The most common example in our landscape is farm buildings.

Barn foundation, near Campbellville, Ontario

Old, unused barns start to lose their siding; then more and more pieces fall away.  The timber structure with its massive beams can survive for decades before complete collapse.  Eventually what remains are stone walls, foundations, often a cement silo.

Silo, near Shakespeare, Ontario

Stone barn, near Eden Mills, Ontario

Farmhouses are sometimes left to rot away too.

Farmhouse, near Campbellville, Ontario
Farmhouse, near St. Agatha, Ontario

And what’s left of old stone walls and rail fences — these too are remnants and reminders of our farming past. [2]

Fence in the woods, near Bobcaygeon, Ontario

Instead of a protracted mouldering-away, the ruinous state can come suddenly, the result of a precipitating event like a fire or other calamity that destroys the building.  Old mills especially were notoriously subject to fires.  Economic conditions and changing technology sometimes meant it was not feasible to rebuild a mill following a conflagration, and if no other use for the property presented itself ….

Mill, Rockwood, Ontario

Fire was also the culprit in the creation of what is perhaps Ontario’s most spectacular ruin — the hulking shell of St. Raphael’s Roman Catholic Church northeast of Cornwall.

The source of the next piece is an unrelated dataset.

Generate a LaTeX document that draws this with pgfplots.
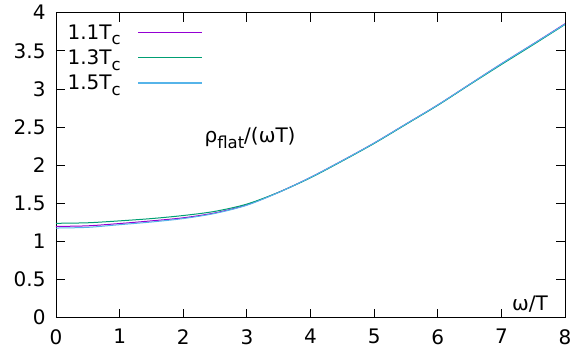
\documentclass[border=0pt]{standalone}
\usepackage{fontspec}
\setmainfont{DejaVu Sans}
\usepackage{pgfplots}
\pgfplotsset{compat=1.18}
\definecolor{cpurple}{HTML}{9400D3}
\definecolor{cgreen}{HTML}{009E73}
\definecolor{cblue}{HTML}{56B4E9}
\newcommand\sub[1]{\raisebox{-0.28em}{\fontsize{16.5bp}{17bp}\selectfont #1}}
\begin{document}
\begin{tikzpicture}
\useasboundingbox (-56bp,-40bp) rectangle (518bp,317.7bp);
\begin{axis}[
  at={(0,0)}, anchor=south west,
  scale only axis, width=509bp, height=305bp,
  xmin=0, xmax=8, ymin=0, ymax=4,
  xtick={0,1,...,8}, ytick={0,0.5,...,4},
  tick align=inside, major tick length=9bp,
  axis line style={line width=0.9bp},
  every tick/.style={black, line width=0.9bp},
  /pgf/number format/assume math mode=true,
  tick label style={font=\fontsize{20bp}{24bp}\selectfont},
  yticklabel style={xshift=-7bp},
  xticklabel style={yshift=-8bp},
  legend plot pos=right,
  legend cell align=left,
  legend style={at={(axis cs:0.1,3.9)}, anchor=north west, draw=none, fill=none,
    font=\fontsize{20bp}{24bp}\selectfont, row sep=5bp,
    /tikz/every odd column/.append style={column sep=15bp}},
  legend image code/.code={\draw[#1, line width=1.3bp] (0bp,0bp) -- (64bp,0bp);},
]
\addplot[cpurple, line width=1bp, smooth] coordinates {
(0,1.197) (0.5,1.205) (1,1.235) (1.5,1.27) (2,1.31) (2.5,1.375) (3,1.48) (3.5,1.645)
(4,1.84) (4.5,2.06) (5,2.29) (5.5,2.54) (6,2.79) (6.5,3.06) (7,3.33) (7.5,3.59) (8,3.855)};
\addlegendentry{1.1T\sub{c}}
\addplot[cgreen, line width=1bp, smooth] coordinates {
(0,1.238) (0.5,1.245) (1,1.27) (1.5,1.30) (2,1.34) (2.5,1.395) (3,1.49) (3.5,1.645)
(4,1.835) (4.5,2.055) (5,2.285) (5.5,2.535) (6,2.785) (6.5,3.055) (7,3.32) (7.5,3.58) (8,3.845)};
\addlegendentry{1.3T\sub{c}}
\addplot[cblue, line width=1bp, smooth] coordinates {
(0,1.176) (0.5,1.185) (1,1.22) (1.5,1.255) (2,1.30) (2.5,1.368) (3,1.475) (3.5,1.643)
(4,1.84) (4.5,2.06) (5,2.29) (5.5,2.54) (6,2.79) (6.5,3.06) (7,3.33) (7.5,3.59) (8,3.85)};
\addlegendentry{1.5T\sub{c}}
\node[font=\fontsize{20bp}{24bp}\selectfont] at (axis cs:3.05,2.36) {ρ\sub{flat}/(ωT)};
\node[font=\fontsize{20bp}{24bp}\selectfont] at (axis cs:7.45,0.18) {ω/T};
\end{axis}
\end{tikzpicture}
\end{document}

St. Raphael's Church, St. Raphael's, Ontario

Unlike many of the ruins we’ve looked at, the “open air museum” that is St. Raphael’s today is the result of major intervention.  After the church, built in 1821, burned 150 years later in 1970, the Ontario Heritage Foundation (now Ontario Heritage Trust) was responsible for the stabilization and restoration of the surviving stone walls and the landscaping of the site.  The magnificent National Historic Site is protected by one of the first OHF heritage easements. [3]

Transept, St. Raphael's, courtesy Cathy Nasmith 

Nave, St. Raphael's

Note 1: The frequent use of the word “fall’ in describing ruins reminds us that there is something about a ruin which implies a losing battle with the force of gravity. In fact, “ruin” is derived from the Latin verb ruere, to fall.

Note 2: Fences figure in another part of Al Purdy’s poem, “The Country North of Belleville”:

And where the farms have gone back
to forest
     are only soft outlines
     shadowy differences –
Old fences drift vaguely among the trees
     a pile of moss-covered stones
gathered for some ghost purpose
has lost meaning under the meaningless sky

Note 3: For (much) more on heritage easements see the four-part OHA+M series beginning “Heritage easements 101 — Easements come to Ontario.”